AIM: Below are records; count the lines in them that hold "uses" and give only the count.

GIVEN RECORDS:
* * * *

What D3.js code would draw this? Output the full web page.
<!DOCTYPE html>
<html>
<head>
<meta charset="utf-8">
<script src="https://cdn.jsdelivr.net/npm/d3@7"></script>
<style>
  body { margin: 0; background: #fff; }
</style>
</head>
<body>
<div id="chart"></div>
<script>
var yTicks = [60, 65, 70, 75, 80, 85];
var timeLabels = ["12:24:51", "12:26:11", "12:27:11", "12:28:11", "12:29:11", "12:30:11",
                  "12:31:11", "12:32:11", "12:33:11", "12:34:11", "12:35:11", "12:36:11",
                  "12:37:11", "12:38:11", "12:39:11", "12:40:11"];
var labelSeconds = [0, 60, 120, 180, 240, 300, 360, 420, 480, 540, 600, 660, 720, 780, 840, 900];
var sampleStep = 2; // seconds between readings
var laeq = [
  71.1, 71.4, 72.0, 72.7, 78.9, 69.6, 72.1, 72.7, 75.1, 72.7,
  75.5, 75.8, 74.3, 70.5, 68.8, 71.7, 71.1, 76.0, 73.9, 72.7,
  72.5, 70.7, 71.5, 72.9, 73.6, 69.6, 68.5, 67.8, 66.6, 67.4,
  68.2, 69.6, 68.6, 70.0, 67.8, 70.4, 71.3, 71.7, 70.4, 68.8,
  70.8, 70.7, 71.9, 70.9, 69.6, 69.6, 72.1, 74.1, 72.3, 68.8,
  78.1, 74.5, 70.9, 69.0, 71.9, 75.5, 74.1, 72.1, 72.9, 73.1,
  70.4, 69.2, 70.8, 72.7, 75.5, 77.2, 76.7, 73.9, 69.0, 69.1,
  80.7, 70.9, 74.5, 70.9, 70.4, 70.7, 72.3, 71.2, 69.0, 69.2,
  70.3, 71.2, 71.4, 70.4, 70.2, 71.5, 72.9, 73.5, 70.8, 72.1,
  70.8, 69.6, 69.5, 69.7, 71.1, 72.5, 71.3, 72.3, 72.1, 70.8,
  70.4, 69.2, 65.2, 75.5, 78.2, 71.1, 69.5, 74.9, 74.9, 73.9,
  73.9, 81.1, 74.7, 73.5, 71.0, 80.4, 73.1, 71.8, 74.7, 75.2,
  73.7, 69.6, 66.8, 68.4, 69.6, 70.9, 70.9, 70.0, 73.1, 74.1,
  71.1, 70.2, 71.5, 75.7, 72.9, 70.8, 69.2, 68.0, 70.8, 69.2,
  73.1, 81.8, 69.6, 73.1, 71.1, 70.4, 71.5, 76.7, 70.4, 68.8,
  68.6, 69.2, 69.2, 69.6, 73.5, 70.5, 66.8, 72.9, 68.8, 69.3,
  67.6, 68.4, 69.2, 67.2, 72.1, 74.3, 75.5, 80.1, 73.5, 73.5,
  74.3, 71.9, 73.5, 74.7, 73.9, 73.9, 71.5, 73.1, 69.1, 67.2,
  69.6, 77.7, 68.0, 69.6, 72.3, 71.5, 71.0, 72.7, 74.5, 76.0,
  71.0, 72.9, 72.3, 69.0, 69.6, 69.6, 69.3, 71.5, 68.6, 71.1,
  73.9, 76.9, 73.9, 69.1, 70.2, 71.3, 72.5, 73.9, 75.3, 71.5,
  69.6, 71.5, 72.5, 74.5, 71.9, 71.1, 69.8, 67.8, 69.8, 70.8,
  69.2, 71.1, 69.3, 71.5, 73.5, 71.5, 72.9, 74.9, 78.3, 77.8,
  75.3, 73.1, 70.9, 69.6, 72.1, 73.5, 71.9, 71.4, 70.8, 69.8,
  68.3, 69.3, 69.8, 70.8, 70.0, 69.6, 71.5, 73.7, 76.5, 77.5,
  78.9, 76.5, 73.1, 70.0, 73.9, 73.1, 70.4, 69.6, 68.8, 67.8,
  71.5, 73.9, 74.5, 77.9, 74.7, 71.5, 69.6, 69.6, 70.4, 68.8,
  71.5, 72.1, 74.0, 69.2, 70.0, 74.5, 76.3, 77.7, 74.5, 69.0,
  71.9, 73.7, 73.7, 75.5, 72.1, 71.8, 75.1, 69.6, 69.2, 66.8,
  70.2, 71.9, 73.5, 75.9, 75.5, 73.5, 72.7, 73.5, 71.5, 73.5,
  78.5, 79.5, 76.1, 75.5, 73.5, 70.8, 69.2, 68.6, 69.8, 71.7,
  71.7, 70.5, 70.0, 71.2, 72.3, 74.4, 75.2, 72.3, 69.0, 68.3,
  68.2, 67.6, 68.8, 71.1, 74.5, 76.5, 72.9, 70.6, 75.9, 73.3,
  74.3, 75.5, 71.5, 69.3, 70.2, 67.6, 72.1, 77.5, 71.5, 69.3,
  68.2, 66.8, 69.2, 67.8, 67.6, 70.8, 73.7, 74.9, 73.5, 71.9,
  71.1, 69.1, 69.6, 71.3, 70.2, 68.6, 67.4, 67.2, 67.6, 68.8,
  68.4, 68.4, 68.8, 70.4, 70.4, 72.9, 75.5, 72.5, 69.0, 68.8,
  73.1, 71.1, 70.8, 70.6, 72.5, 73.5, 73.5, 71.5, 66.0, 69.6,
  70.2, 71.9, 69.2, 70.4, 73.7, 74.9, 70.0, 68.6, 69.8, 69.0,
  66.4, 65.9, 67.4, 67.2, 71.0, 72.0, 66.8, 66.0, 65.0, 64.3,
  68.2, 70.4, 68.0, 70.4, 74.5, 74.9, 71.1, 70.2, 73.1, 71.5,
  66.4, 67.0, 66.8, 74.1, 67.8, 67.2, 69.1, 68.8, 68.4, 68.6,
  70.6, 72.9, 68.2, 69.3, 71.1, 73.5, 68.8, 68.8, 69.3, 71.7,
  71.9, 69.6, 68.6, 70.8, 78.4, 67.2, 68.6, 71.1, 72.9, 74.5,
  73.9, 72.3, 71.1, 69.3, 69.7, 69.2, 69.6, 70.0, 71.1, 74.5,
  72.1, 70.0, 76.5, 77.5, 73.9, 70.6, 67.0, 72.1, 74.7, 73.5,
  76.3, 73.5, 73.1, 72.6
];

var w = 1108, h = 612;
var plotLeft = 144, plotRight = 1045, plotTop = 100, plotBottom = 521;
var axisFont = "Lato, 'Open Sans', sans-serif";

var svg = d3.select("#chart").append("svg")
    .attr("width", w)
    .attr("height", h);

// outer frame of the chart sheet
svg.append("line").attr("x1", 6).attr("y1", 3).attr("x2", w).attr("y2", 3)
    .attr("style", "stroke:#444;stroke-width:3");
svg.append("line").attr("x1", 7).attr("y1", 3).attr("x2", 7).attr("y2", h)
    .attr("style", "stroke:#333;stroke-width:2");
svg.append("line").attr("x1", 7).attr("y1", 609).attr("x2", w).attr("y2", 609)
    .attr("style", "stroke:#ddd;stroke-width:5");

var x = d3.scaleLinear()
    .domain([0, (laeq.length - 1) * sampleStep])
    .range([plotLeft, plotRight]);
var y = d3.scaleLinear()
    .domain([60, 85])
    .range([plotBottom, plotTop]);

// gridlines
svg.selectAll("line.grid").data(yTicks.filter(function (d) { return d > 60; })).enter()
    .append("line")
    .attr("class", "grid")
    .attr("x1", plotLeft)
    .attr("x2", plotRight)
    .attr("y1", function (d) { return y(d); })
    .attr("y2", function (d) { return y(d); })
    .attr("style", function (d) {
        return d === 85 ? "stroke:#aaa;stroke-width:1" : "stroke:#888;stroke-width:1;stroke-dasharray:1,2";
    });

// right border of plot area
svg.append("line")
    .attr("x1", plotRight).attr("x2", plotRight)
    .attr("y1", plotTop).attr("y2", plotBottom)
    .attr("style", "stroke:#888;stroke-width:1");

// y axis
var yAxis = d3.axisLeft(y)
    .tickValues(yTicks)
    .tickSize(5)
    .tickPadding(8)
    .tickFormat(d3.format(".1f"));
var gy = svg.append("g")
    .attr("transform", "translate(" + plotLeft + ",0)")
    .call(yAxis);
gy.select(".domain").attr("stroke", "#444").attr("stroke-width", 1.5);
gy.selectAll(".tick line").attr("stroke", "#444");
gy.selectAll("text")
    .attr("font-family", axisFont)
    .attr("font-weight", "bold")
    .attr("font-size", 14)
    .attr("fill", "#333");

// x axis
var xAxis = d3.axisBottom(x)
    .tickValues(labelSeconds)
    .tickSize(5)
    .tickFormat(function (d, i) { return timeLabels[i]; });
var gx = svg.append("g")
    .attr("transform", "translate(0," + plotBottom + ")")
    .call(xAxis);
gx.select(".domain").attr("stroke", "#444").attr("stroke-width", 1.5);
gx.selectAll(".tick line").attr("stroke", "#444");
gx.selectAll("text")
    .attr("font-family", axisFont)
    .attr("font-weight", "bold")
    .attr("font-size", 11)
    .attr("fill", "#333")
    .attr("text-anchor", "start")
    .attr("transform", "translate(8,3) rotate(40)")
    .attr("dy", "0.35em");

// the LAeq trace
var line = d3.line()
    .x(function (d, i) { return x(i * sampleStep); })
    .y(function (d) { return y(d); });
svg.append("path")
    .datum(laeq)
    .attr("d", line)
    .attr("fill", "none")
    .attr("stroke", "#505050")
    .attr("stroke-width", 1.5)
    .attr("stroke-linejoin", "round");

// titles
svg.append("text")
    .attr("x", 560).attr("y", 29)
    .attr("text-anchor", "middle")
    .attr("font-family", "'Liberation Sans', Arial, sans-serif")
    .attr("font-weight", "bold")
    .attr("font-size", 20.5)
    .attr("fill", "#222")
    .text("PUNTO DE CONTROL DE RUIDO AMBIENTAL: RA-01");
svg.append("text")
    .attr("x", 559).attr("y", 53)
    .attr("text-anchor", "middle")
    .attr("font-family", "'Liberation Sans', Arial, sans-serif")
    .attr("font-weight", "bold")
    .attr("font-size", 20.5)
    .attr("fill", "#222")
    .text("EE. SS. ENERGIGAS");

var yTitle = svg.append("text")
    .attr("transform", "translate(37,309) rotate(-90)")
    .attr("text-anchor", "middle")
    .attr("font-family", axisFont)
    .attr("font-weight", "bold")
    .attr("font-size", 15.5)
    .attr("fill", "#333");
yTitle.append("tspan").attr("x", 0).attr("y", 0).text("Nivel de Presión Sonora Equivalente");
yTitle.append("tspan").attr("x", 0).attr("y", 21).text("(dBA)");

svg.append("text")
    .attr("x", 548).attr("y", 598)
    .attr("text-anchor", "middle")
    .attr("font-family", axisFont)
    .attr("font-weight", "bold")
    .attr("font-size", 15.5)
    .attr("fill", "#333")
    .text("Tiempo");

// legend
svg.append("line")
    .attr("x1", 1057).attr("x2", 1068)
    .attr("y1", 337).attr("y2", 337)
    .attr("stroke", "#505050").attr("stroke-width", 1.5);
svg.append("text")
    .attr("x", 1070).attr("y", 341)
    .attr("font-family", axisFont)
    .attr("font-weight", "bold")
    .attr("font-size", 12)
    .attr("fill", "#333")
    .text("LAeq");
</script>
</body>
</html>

* * * *

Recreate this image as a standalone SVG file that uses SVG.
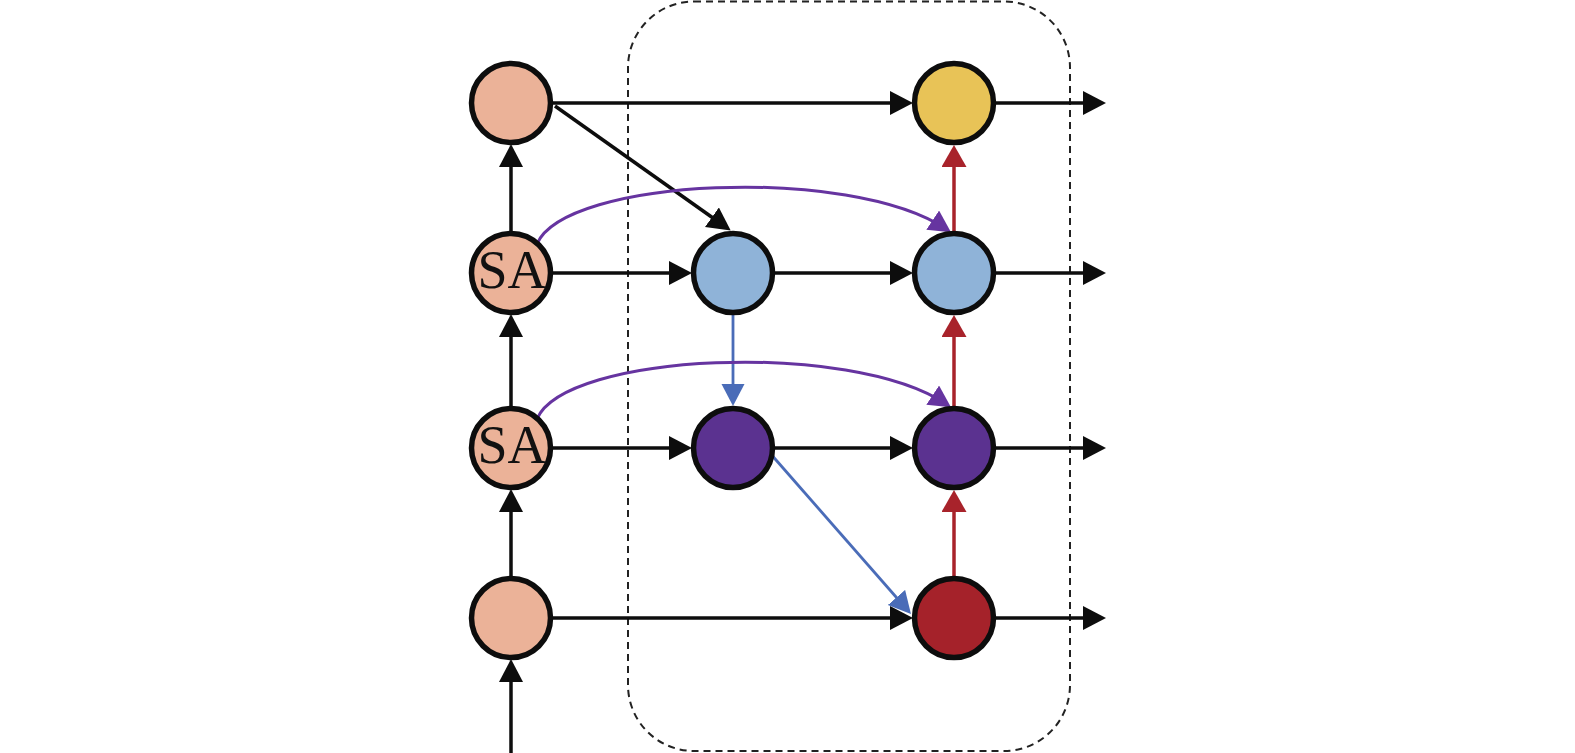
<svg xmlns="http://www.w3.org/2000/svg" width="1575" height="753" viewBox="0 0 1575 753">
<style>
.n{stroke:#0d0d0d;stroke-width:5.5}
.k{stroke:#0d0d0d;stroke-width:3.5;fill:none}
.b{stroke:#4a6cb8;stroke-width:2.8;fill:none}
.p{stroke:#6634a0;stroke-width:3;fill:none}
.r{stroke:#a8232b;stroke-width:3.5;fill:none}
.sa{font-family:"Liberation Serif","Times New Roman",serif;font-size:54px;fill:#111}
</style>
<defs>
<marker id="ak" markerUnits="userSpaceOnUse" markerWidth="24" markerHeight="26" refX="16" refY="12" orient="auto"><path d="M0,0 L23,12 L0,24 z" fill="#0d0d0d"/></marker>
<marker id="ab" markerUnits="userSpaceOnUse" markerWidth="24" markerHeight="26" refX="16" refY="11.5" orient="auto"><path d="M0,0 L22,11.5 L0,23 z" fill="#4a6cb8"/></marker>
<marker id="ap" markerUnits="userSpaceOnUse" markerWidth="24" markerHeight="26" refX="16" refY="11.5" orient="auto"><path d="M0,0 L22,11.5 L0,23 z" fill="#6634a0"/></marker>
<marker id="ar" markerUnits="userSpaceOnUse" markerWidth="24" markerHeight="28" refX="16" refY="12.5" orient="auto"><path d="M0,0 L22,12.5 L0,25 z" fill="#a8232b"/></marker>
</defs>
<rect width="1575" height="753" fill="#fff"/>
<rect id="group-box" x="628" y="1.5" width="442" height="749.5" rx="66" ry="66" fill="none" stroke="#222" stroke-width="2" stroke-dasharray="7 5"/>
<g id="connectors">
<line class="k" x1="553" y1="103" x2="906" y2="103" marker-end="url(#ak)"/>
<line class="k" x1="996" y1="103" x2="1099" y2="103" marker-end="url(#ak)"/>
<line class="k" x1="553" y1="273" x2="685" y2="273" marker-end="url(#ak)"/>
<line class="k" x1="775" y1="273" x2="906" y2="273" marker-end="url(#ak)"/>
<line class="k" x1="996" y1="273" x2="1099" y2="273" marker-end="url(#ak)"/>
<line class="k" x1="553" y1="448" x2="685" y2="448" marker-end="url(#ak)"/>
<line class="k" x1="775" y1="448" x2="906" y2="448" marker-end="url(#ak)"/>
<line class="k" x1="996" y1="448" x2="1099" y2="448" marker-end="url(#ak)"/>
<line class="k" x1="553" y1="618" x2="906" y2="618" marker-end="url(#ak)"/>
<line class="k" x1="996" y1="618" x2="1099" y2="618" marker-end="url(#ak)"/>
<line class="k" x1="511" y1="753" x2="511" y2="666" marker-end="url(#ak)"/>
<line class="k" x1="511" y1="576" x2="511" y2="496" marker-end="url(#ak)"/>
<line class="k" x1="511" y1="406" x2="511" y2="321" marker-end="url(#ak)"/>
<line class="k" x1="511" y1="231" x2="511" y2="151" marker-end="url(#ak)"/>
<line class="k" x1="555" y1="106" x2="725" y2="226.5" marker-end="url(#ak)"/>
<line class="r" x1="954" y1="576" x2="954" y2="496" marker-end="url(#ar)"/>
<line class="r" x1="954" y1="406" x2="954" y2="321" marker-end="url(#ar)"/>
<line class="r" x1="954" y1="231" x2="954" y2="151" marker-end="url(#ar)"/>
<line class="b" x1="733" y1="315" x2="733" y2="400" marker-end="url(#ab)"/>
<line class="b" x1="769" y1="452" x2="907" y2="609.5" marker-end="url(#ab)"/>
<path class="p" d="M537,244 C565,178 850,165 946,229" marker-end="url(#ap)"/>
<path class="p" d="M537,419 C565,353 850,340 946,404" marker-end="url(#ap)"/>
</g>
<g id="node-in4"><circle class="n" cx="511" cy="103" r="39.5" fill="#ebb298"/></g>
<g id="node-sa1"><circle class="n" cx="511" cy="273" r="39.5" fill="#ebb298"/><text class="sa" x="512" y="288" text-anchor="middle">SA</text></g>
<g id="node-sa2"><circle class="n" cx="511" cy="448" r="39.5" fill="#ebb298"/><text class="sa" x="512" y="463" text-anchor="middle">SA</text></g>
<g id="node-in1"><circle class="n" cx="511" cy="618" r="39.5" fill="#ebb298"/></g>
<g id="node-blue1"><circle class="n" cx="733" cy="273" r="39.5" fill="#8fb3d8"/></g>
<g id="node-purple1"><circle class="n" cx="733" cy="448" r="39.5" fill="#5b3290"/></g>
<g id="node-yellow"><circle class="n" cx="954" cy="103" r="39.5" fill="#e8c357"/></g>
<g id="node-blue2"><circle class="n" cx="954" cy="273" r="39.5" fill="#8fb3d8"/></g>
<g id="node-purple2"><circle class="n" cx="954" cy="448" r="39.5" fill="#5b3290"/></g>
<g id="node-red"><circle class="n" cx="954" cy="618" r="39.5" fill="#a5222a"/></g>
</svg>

* * * *

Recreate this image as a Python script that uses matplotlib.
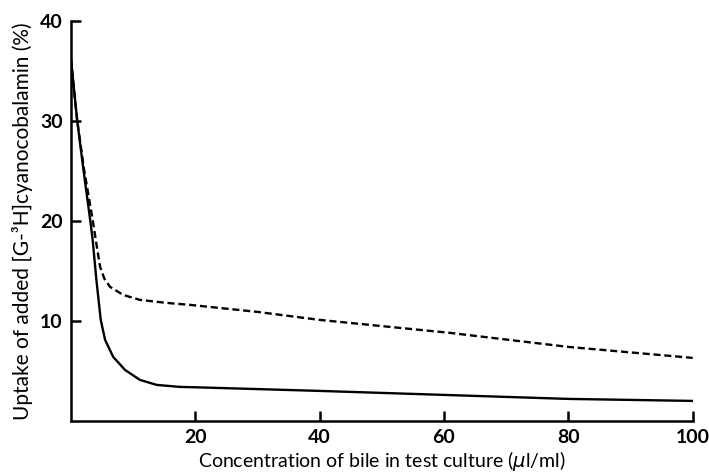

* * * *

TASK OUTPUT: 2